In summary, it appears that line diagrams are not instantly intuitive to many users because they conflict with other types of graphical representations which the users already know. The main learning thresholds in this context appear to be the challenge of overcoming the misconception of line diagrams as embedded into vector spaces and the abstraction from the specific examples of divisor and powerset lattices to the underlying shared algebraic structure. Students with some form of dyslexia might find visualisations difficult to read in general.

3.2 Understanding Concept Lattices

After introducing line diagrams, the next steps in the DS class were to introduce lattices and then concept lattices. Priss (2016) collects a list of typical questions about and problems with lattices that users tend to have when they first encounter concept lattices. This list was also confirmed in the DS class:

  • What is the purpose of the top and bottom node?

  • Why are there unlabelled nodes?

  • How can the extensions and intensions be read from the diagram?

  • What is the relationship between nodes that do not have an edge between them but can be reached via a path?

  • What is a supremum or an infimum?

  • How can one tell whether it is a lattice?

The SCA analysis conducted by Priss (2016) resulted in the two lattices presented in Fig. 4. The left hand side presents a lattice for the structures contained in line diagrams and the right hand side a lattice for the concepts of lattice theory. The figure shows that a fair number of concepts is involved and that the mapping from line diagrams to lattices is reasonably complex. Ultimately, in order to answer questions such as ‘why are there unlabelled nodes’ one needs to know what nodes and edges are, how they can be traversed and extensions and intensions be formed. One also needs to know what concepts, joins, meets, operators and sets are. In order to understand what a lattice is, one needs knowledge of all of the concepts in Fig. 4, an understanding of lattices as an abstraction and examples of partially ordered sets which are not lattices.

Fig. 4.
figure 4

Structures of line diagrams and concept lattices (Priss 2016)

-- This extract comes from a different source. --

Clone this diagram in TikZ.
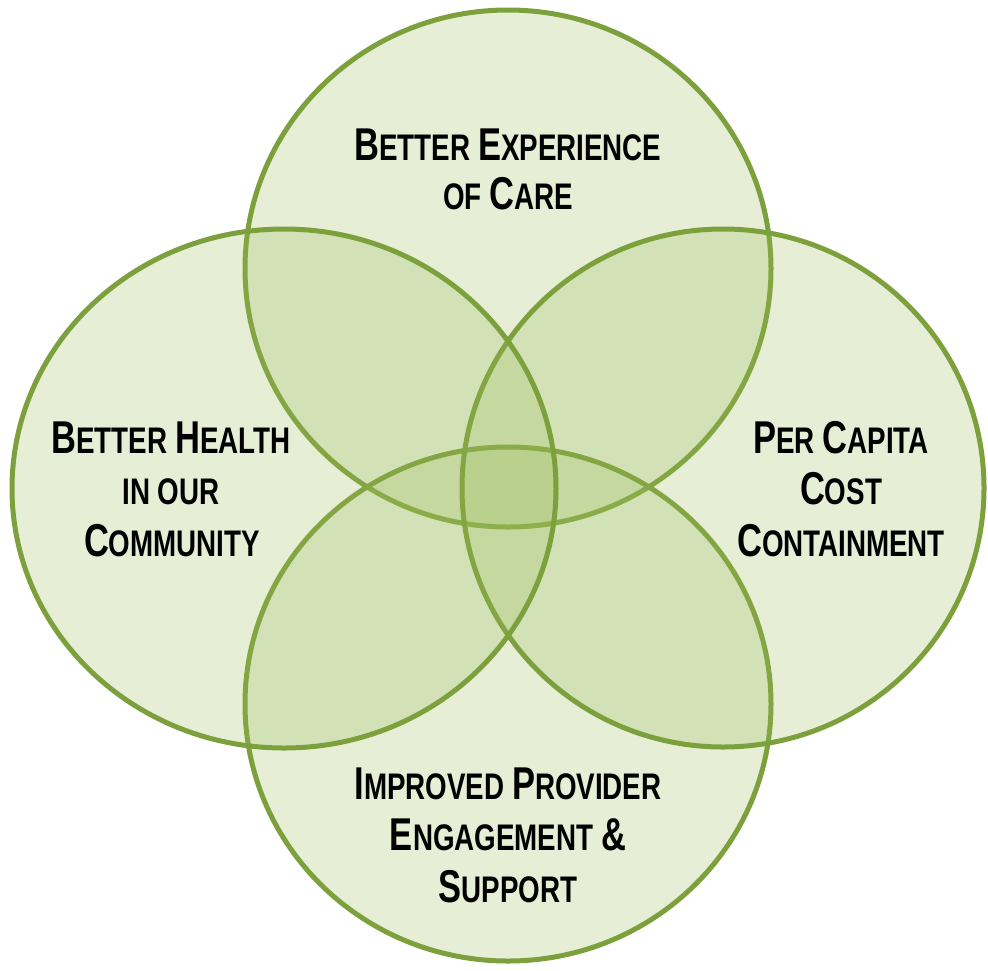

To conclude this section it should be stressed that a few students in the DS class appeared to have a very good grasp of lattices towards the end of the class sessions on this topic. Most of the students who passed the class achieved at least 75% of the points related to the exam question about partially ordered sets and lattices. Thus the misconceptions that students were initially having can be overcome. The students can learn to interpret line diagrams correctly after some time spent with reading, instruction and exercises. But some students are having difficulties with the required abstraction and with the visualisations. FCA contains several learning thresholds and is not instantly intuitive.

4 Conclusion

This paper discusses learning thresholds in the teaching materials of FCA. A major learning threshold that applies to all of mathematics is the realisation that mathematical concepts are very different from associative concepts underlying natural language. A different cognitive strategy must be used for both types of concepts. Visualisations such as line diagrams are helpful for users who understand them but cannot be assumed to be instantly intuitive for people who have never seen them before. It would be of interest to conduct a more comprehensive analysis of mathematical notation and visualisations from a semiotic-conceptual perspective. Most pedagogical studies tend to focus on particular examples – we are not aware of an existing larger scale analysis of the semiotic structures of mathematical notation and visualisation.